- DATA SHOWN
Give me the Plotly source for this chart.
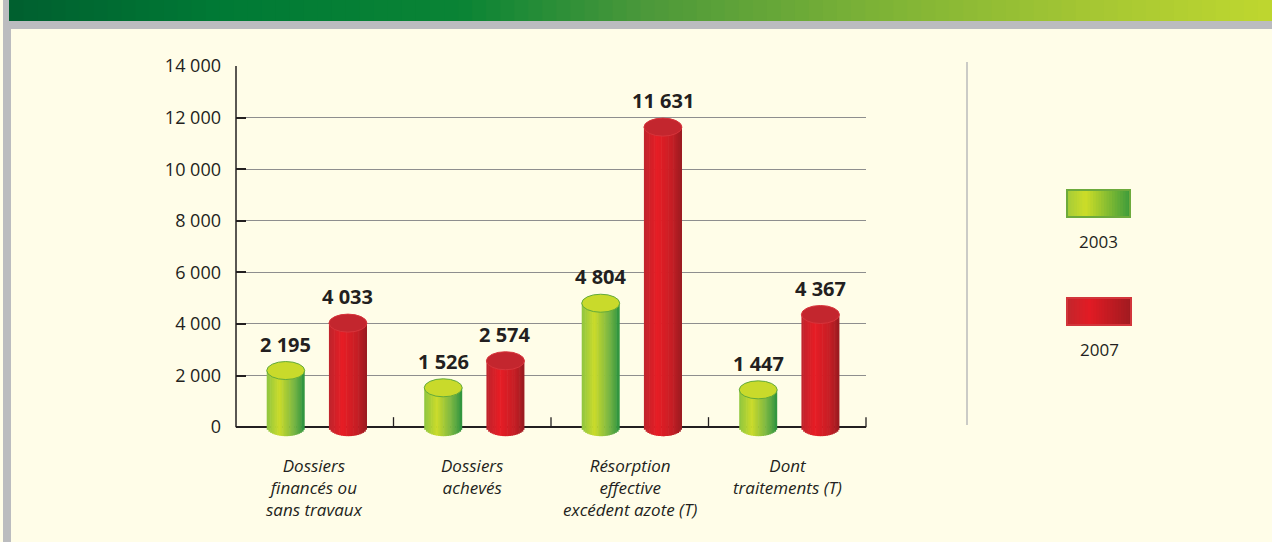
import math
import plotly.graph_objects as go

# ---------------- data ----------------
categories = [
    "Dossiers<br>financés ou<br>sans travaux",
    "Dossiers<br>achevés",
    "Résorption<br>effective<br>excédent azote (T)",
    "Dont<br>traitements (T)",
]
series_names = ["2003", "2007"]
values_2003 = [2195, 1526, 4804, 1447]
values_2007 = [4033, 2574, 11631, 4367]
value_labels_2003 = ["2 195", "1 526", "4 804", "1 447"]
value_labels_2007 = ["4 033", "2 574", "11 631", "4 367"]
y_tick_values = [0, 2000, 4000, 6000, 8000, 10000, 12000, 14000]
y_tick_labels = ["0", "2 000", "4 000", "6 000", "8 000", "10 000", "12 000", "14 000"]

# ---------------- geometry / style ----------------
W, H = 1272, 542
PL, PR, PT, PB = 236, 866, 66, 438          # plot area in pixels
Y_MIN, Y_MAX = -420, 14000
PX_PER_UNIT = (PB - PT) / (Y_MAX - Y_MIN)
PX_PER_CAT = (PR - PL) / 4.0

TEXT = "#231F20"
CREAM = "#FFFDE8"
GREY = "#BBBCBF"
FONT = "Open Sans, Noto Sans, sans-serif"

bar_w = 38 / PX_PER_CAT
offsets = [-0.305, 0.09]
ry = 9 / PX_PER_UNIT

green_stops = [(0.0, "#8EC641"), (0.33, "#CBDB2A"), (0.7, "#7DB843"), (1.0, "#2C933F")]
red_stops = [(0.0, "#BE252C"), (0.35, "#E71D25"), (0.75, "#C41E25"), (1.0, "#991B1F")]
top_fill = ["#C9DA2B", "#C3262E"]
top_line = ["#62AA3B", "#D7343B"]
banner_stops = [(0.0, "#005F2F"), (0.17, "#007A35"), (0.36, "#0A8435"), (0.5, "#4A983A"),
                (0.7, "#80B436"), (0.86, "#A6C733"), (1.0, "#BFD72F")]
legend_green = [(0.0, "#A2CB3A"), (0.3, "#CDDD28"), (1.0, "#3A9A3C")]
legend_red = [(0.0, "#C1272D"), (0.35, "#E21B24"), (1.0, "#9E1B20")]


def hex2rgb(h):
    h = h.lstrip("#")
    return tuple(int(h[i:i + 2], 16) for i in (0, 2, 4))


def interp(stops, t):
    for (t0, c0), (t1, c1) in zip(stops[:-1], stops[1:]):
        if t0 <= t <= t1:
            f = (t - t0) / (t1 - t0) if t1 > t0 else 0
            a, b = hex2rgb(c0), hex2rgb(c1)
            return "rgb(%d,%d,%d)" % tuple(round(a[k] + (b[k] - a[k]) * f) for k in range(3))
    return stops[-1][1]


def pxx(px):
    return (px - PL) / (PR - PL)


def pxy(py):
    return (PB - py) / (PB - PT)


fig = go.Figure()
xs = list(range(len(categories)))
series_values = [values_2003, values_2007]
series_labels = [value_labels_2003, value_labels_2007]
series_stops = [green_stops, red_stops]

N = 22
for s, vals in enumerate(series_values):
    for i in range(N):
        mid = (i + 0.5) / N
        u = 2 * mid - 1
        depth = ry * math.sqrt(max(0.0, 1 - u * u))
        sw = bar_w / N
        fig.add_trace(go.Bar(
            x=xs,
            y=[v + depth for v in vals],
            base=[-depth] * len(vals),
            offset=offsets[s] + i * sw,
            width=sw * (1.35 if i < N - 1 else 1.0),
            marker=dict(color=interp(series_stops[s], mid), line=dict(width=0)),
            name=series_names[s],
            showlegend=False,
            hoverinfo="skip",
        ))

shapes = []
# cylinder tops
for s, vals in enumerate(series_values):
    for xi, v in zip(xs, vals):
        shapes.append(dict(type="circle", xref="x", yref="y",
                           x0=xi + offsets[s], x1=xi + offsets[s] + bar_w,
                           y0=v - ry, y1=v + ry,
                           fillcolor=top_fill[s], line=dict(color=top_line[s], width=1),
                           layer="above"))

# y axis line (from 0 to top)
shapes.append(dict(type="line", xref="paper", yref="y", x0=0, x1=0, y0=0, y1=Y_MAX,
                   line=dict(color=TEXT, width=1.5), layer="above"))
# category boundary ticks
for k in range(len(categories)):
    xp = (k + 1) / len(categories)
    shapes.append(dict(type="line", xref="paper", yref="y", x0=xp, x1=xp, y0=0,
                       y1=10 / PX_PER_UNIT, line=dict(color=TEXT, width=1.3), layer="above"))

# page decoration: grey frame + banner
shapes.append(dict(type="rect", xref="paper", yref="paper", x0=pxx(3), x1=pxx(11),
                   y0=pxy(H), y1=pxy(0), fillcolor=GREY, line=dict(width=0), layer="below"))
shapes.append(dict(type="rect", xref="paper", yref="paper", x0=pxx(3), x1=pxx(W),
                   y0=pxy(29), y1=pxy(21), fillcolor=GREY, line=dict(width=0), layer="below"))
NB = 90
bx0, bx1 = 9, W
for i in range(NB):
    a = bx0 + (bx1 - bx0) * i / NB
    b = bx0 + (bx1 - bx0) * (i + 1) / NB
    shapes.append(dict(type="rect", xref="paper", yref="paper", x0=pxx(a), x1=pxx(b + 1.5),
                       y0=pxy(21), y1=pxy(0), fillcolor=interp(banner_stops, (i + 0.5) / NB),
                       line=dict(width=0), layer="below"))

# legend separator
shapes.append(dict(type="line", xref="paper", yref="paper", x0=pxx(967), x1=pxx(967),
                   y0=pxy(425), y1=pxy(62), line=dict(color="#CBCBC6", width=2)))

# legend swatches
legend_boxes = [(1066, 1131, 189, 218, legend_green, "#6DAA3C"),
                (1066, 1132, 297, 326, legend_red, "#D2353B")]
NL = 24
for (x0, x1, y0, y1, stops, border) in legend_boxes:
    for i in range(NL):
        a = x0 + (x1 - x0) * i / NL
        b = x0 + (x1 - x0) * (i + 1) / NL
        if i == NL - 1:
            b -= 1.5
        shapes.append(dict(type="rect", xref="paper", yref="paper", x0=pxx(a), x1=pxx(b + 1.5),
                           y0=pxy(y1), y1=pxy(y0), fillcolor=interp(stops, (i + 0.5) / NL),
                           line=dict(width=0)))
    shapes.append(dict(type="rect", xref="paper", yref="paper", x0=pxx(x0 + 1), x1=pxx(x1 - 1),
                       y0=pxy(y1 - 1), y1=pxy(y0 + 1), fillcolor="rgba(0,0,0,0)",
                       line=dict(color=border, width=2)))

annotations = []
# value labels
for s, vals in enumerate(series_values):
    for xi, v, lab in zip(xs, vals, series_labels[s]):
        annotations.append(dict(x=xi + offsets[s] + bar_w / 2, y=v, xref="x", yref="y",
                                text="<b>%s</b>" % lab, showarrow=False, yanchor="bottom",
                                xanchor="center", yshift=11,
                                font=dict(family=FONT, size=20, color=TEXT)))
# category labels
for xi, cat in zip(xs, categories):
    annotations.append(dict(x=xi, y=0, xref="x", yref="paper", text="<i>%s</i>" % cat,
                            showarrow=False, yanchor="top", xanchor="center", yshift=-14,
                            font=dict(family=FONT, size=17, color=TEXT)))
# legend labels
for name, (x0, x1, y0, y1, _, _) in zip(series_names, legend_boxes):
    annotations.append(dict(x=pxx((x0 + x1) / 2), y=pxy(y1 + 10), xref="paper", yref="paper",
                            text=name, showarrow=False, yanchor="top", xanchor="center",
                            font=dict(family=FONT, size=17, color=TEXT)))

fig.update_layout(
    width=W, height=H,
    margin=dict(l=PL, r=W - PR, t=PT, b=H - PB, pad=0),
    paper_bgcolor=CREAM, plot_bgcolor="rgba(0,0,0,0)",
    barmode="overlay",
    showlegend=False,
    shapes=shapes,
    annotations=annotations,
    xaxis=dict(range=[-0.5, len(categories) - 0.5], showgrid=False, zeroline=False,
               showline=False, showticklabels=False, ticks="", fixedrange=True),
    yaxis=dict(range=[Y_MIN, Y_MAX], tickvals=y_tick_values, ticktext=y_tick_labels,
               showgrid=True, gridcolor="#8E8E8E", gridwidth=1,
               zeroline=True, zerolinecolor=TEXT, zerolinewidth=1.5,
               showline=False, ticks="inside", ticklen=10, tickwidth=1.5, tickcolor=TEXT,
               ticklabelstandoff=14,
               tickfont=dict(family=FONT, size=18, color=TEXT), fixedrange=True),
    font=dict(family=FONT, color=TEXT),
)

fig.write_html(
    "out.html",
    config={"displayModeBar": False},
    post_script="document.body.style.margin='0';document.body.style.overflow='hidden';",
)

- WHAT THIS TASK INVOLVES
Print, exactly as written, the lines above from the first one to the one containing "import plotly.graph_objects as go". Leave out pictures.

- RESULT OF THE EXERCISE
Give me the Plotly source for this chart.
import math
import plotly.graph_objects as go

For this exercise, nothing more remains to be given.